Krank stirbt sich besser!

Kommentar zum Gesundheitswesen

„Nein“, hatte der Vater gesagt, „es gibt keine Hexen, Riesen und Geister, dies alles sind Märchen- und Fabelwesen“. Für eine Weile war ich durch diesen Bescheid ruhig gestellt und lebte geborgen im Reich der durchschnittlichen kindlichen Fantasie. Was jedoch musste ich eines Abends einem elterlichen Gespräch am Tischlein-deck-Dich entnehmen: Die nette Frau Leonhardt aus dem Nachbarhaus arbeite als Sekretärin beim Gesundheitswesen! Mit einer gewissen Scheu, aber viel Respekt, begegnete ich von Stund’ an der netten Frau Leonhardt, die jeden Morgen zum Dienst ins Vorzimmer des Gesundheitswesens musste, welches meiner Vorstellung nach eine Mischung aus Hexe und Riese war und mit einer Spritze in der Hand sowie donnernder Stimme der Frau Leonhardt Rezepte für Salben und Hustensaft in die Schreibmaschine diktierte.

Viele Jahre waren seither vergangen. Die letzen 28 davon hatte ich als starker Raucher verbracht und erkrankte folgerichtig an Hodenkrebs. Vermutlich ebenso folgerichtig droht einem langjährig onanierenden Nichtraucher der Lungenkrebs. Man sollte Pornovideos mit einer entsprechenden Warnung versehen, ähnlich den Verbrauchertipps auf Zigarettenschachteln, deren Stil mich stets ein wenig an Chuck Norris-Facts erinnert. Mein Lieblings-Chuck Norris-Fact ist übrigens dieser: Chuck Norris isst keinen Honig – Chuck Norris kaut Bienen!

Jedenfalls musste ich beim Gesundheitswesen antreten und erblickte gleich an der Pforte der Klinik ein Schild, auf dem geschrieben stand, Privatpatienten mögen sich im Sekretariat des Klinikdirektors melden. Als Kassen-Assi ging mich das nun nichts an, aber gern hätte ich der netten Frau Leonhardt Guten Tag gesagt – allerdings dürfte sie längst in Rente gegangen oder wegen jahrelangem Missbrauchs von Blaupapier an Brustkrebs verendet sein.

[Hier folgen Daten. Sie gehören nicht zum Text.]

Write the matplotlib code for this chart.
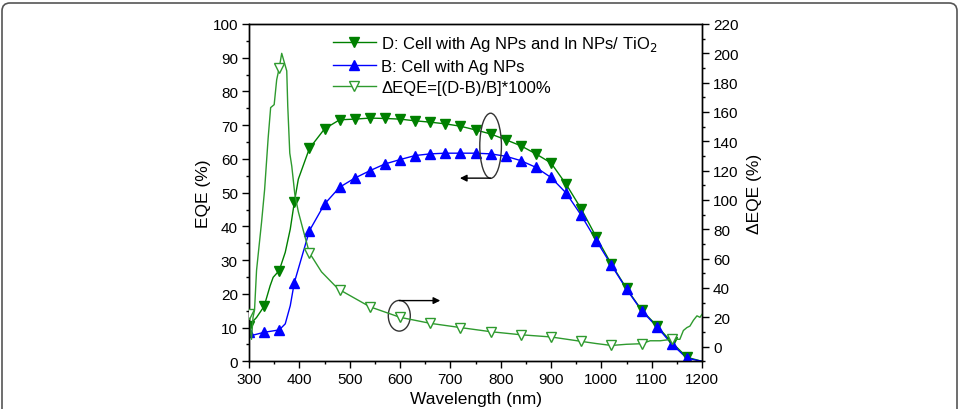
import matplotlib
matplotlib.use("Agg")
import matplotlib.pyplot as plt
from matplotlib.lines import Line2D
from matplotlib.patches import Ellipse, FancyBboxPatch
from matplotlib.ticker import MultipleLocator

plt.rcParams['font.family'] = ['Liberation Sans', 'DejaVu Sans']

# ---- data ----
mk_x = [300, 330, 360, 390, 420, 450, 480, 510, 540, 570, 600, 630, 660, 690, 720,
        750, 780, 810, 840, 870, 900, 930, 960, 990, 1020, 1050, 1080, 1110, 1140, 1170]
d_mk = [10.6, 16.3, 26.9, 47.1, 63.1, 68.9, 71.6, 71.8, 72.1, 72.0, 71.8, 71.3, 70.9, 70.4, 69.7,
        68.6, 67.4, 65.7, 63.9, 61.5, 58.8, 52.5, 45.2, 36.8, 28.8, 21.6, 15.2, 10.6, 5.6, 1.2]
b_mk = [8.6, 8.6, 9.3, 23.3, 38.7, 46.6, 51.6, 54.3, 56.5, 58.5, 59.8, 61.0, 61.5, 61.7, 61.7,
        61.7, 61.5, 60.8, 59.5, 57.5, 54.5, 49.9, 43.3, 35.8, 28.5, 21.4, 15.0, 10.3, 5.1, 0.9]

d_line_x = [300, 315, 330, 342, 348, 360, 372, 382, 390, 398, 420, 450, 480, 510, 540, 570, 600,
            630, 660, 690, 720, 750, 780, 810, 840, 870, 900, 930, 960, 990, 1020, 1050, 1080,
            1110, 1140, 1170, 1200]
d_line = [10.6, 13.0, 16.3, 22.4, 24.9, 26.9, 32.3, 39.2, 47.1, 54.0, 63.1, 68.9, 71.6, 71.8,
          72.1, 72.0, 71.8, 71.3, 70.9, 70.4, 69.7, 68.6, 67.4, 65.7, 63.9, 61.5, 58.8, 52.5,
          45.2, 36.8, 28.8, 21.6, 15.2, 10.6, 5.6, 1.2, 0.0]
b_line_x = [300, 304, 330, 360, 372, 382, 390, 420, 450, 480, 510, 540, 570, 600, 630, 660,
            690, 720, 750, 780, 810, 840, 870, 900, 930, 960, 990, 1020, 1050, 1080, 1110,
            1140, 1170, 1200]
b_line = [8.6, 7.6, 8.6, 9.3, 11.1, 16.5, 23.3, 38.7, 46.6, 51.6, 54.3, 56.5, 58.5, 59.8,
          61.0, 61.5, 61.7, 61.7, 61.7, 61.5, 60.8, 59.5, 57.5, 54.5, 49.9, 43.3, 35.8,
          28.5, 21.4, 15.0, 10.3, 5.1, 0.9, 0.0]

de_line_x = [300, 303, 305, 308, 311, 315, 318, 325, 331, 338, 343, 350, 355, 360, 365, 370,
             375, 377, 381, 385, 391, 398, 408, 420, 444, 471, 480, 540, 600, 660, 720, 780,
             840, 900, 960, 990, 1020, 1050, 1080, 1097, 1117, 1140, 1156, 1163, 1170, 1176,
             1183, 1190, 1196, 1200]
de_line = [22, 10, 5, 20, 25, 52, 62, 85, 107, 142, 163, 165, 182, 190, 200, 194, 188, 164,
           132, 123, 104, 92, 79, 64, 51, 41.5, 38.8, 27.2, 20.0, 15.9, 13.0, 10.2, 8.1, 6.6,
           3.6, 2.1, 0.8, 1.6, 2.0, 4.0, 4.0, 5.0, 5.0, 11, 13, 14, 18, 21, 20, 22]
de_mk_x = [300, 360, 420, 480, 540, 600, 660, 720, 780, 840, 900, 960, 1020, 1080, 1140]
de_mk = [22, 190, 64, 38.8, 27.2, 20.0, 15.9, 13.0, 10.2, 8.1, 6.6, 3.6, 0.8, 2.0, 5.0]

labels = ["D: Cell with Ag NPs and In NPs/ TiO$_2$",
          "B: Cell with Ag NPs",
          "\u0394EQE=[(D-B)/B]*100%"]

# ---- styles ----
c_d = '#008000'
c_b = '#0000ff'
c_de = '#2e9a2e'
ms = 7.5

fig = plt.figure(figsize=(9.59, 4.10), dpi=100)
ax = fig.add_axes([249/959, 1-362.3/410, 453/959, 337.3/410])
ax2 = ax.twinx()

ax.plot(d_line_x, d_line, color=c_d, lw=1.0, zorder=2)
ax.plot(mk_x, d_mk, ls='none', marker='v', ms=ms, color=c_d, zorder=3)
ax.plot(b_line_x, b_line, color=c_b, lw=1.0, zorder=2)
ax.plot(mk_x, b_mk, ls='none', marker='^', ms=ms, color=c_b, zorder=3)

ax2.plot(de_line_x, de_line, color=c_de, lw=1.0, zorder=2)
ax2.plot(de_mk_x, de_mk, ls='none', marker='v', ms=ms, mfc='white', mec=c_de, mew=1.0, zorder=3)

ax.set_xlim(300, 1200)
ax.set_ylim(0, 100)
ax2.set_ylim(-10, 220)

ax.xaxis.set_major_locator(MultipleLocator(100))
ax.xaxis.set_minor_locator(MultipleLocator(50))
ax.yaxis.set_major_locator(MultipleLocator(10))
ax.yaxis.set_minor_locator(MultipleLocator(5))
ax2.yaxis.set_major_locator(MultipleLocator(20))
ax2.yaxis.set_minor_locator(MultipleLocator(10))
ax2.set_yticks(list(range(0, 221, 20)))

for a in (ax, ax2):
    a.tick_params(which='major', direction='out', length=5, width=1, labelsize=11, pad=3)
    a.tick_params(which='minor', direction='out', length=2.5, width=1)
    for s in a.spines.values():
        s.set_linewidth(1.0)

ax.set_xlabel("Wavelength (nm)", fontsize=12.5, labelpad=3)
ax.set_ylabel("EQE (%)", fontsize=12.5, labelpad=1)
ax2.set_ylabel("\u0394EQE (%)", fontsize=12.5, labelpad=6)

# ellipses and arrows
ax.add_patch(Ellipse((780, 63.9), 43, 19.3, fill=False, ec='#333333', lw=1.0, zorder=4))
ax.annotate('', xy=(719, 54.3), xytext=(780, 54.3),
            arrowprops=dict(arrowstyle='-|>', color='black', lw=1.0, mutation_scale=10,
                            shrinkA=0, shrinkB=0), zorder=4)
ax.add_patch(Ellipse((598.6, 13.5), 43.7, 9.1, fill=False, ec='#333333', lw=1.0, zorder=4))
ax.annotate('', xy=(680, 18.0), xytext=(598.6, 18.0),
            arrowprops=dict(arrowstyle='-|>', color='black', lw=1.0, mutation_scale=10,
                            shrinkA=0, shrinkB=0), zorder=4)

handles = [Line2D([], [], color=c_d, lw=1.0, marker='v', ms=ms),
           Line2D([], [], color=c_b, lw=1.0, marker='^', ms=ms),
           Line2D([], [], color=c_de, lw=1.0, marker='v', ms=ms, mfc='white', mec=c_de)]
ax2.legend(handles, labels, loc='upper left', bbox_to_anchor=(0.17, 0.99), frameon=False,
           fontsize=12, handlelength=2.6, labelspacing=0.35, handletextpad=0.3,
           borderaxespad=0)

frame = FancyBboxPatch((0.02, -0.3), 9.55, 4.36, boxstyle='round,pad=0,rounding_size=0.08',
                       transform=fig.dpi_scale_trans, fill=False, ec='#555555', lw=1.2)
fig.patches.append(frame)

fig.savefig("out.png", dpi=100)
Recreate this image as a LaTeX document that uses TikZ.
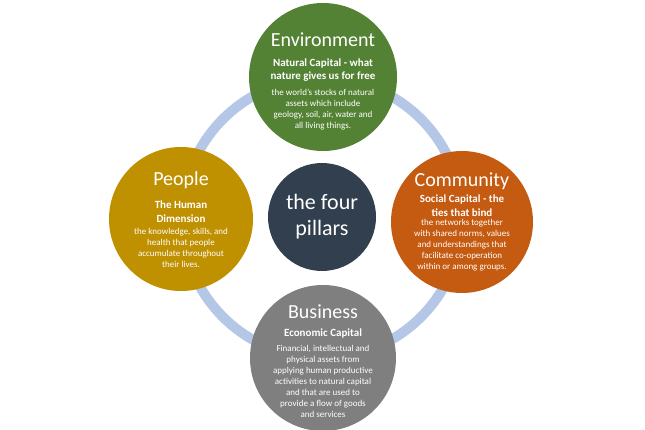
\documentclass[tikz,border=0pt]{standalone}
\usepackage{fontspec}
\setmainfont{Carlito}
\definecolor{ringc}{RGB}{180,199,231}
\definecolor{envc}{RGB}{84,130,53}
\definecolor{pplc}{RGB}{191,144,0}
\definecolor{comc}{RGB}{197,90,17}
\definecolor{busc}{RGB}{127,127,127}
\definecolor{ctrc}{RGB}{50,63,79}
\begin{document}
\begin{tikzpicture}[x=1pt,y=-1pt,
  pillar/.style={circle,inner sep=0pt},
  ttl/.style={text=white,inner sep=0pt,font=\fontsize{20}{22}\selectfont},
  sub/.style={text=white,inner sep=0pt,align=center,font=\bfseries\fontsize{11}{13.5}\selectfont},
  body/.style={text=white,inner sep=0pt,align=center,font=\fontsize{9}{11}\selectfont}]
\useasboundingbox (0,0) rectangle (645,430);
\draw[line width=10pt,ringc] (322,218) circle (140);
% Environment
\node[pillar,minimum size=148pt,fill=envc] (env) at (323,77) {};
\node[ttl] (envt) at (323,40) {Environment};
\node[sub,anchor=north] (envs) at ([yshift=-11pt]envt.south) {Natural Capital - what\\ nature gives us for free};
\node[body,anchor=north] (envb) at ([yshift=-7pt]envs.south) {the world's stocks of natural\\ assets which include\\ geology, soil, air, water and\\ all living things.};
% People
\node[pillar,minimum size=144pt,fill=pplc] (ppl) at (181,219) {};
\node[ttl] (pplt) at (181,180) {People};
\node[sub,anchor=north] (ppls) at ([yshift=-12pt]pplt.south) {The Human\\ Dimension};
\node[body,anchor=north] (pplb) at ([yshift=-6pt]ppls.south) {the knowledge, skills, and\\ health that people\\ accumulate throughout\\ their lives.};
% Community
\node[pillar,minimum size=142pt,fill=comc] (com) at (462,222) {};
\node[ttl] (comt) at (462,181) {Community};
\node[sub,anchor=north] (coms) at ([yshift=-5pt]comt.south) {Social Capital - the\\ ties that bind};
\node[body,anchor=north] (comb) at ([yshift=-3pt]coms.south) {the networks together\\ with shared norms, values\\ and understandings that\\ facilitate co-operation\\ within or among groups.};
% Business
\node[pillar,minimum size=146pt,fill=busc] (bus) at (323,358) {};
\node[ttl] (bust) at (323,312) {Business};
\node[sub,anchor=north] (buss) at ([yshift=-9pt]bust.south) {Economic Capital};
\node[body,anchor=north] (busb) at ([yshift=-7pt]buss.south) {Financial, intellectual and\\ physical assets from\\ applying human productive\\ activities to natural capital\\ and that are used to\\ provide a flow of goods\\ and services};
% Centre
\node[pillar,minimum size=108pt,fill=ctrc,text=white,align=center,font=\fontsize{22}{26}\selectfont] (ctr) at (322,217) {the four\\ pillars};
\end{tikzpicture}
\end{document}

So ließ ich es bleiben.

Auch ohne Frau Leonhardts Unterstützung lief es beim Gesundheitswesen wie geschmiert. Zwar bekam ich es nie zu Gesicht, aber schon ein Jahr später, um einige Nahtod-Erfahrungen reicher sowie mit einer Brokkoli-Allergie gesegnet, kehrte ich in die gewerbliche Arbeitnahme zurück. Da man mich zur Rettung meines Lebens planmäßig mit chemischen Kampfstoffen aus Kaisers Zeiten vergiftet und dann wieder aufgepäppelt hatte, bin ich heute nicht nur gesund und munter wie ein Gonokokkus im Taufbecken, sondern auch resistent gegen alle Gifte der Welt, mit Ausnahme von Brokkoli.

Mögen andere ruhig eine Party verlassen, wenn das Koks alle ist – ich stibitze mir dann stets die Domestos-Flasche aus dem Badezimmer und mache es mir damit in einer ruhigen Ecke gemütlich. Schon nach wenigen Schlucken werden meine Augen mit Farbkontrasten verwöhnt, für die Gauguin oder Toulouse-Lautrec lange mit der Grünen Fee tanzen mussten. Einmal war kein Domestos im Hause und ich musste mit Ajax vorlieb nehmen. Eine schöne Entdeckung. Nach einer halben Flasche Ajax sprach ich perfekt Niederländisch mit Amsterdamer Akzent.
Um es also ganz kurz zu sagen: Es gibt keinen Grund, allzu gesund zu leben: man gefährdet den Arbeitsplatz des armen Gesundheitswesens, bekommt nur die Hälfte des Spaßes, den man haben kann, und außerdem wahrscheinlich sowieso den falschen Krebs!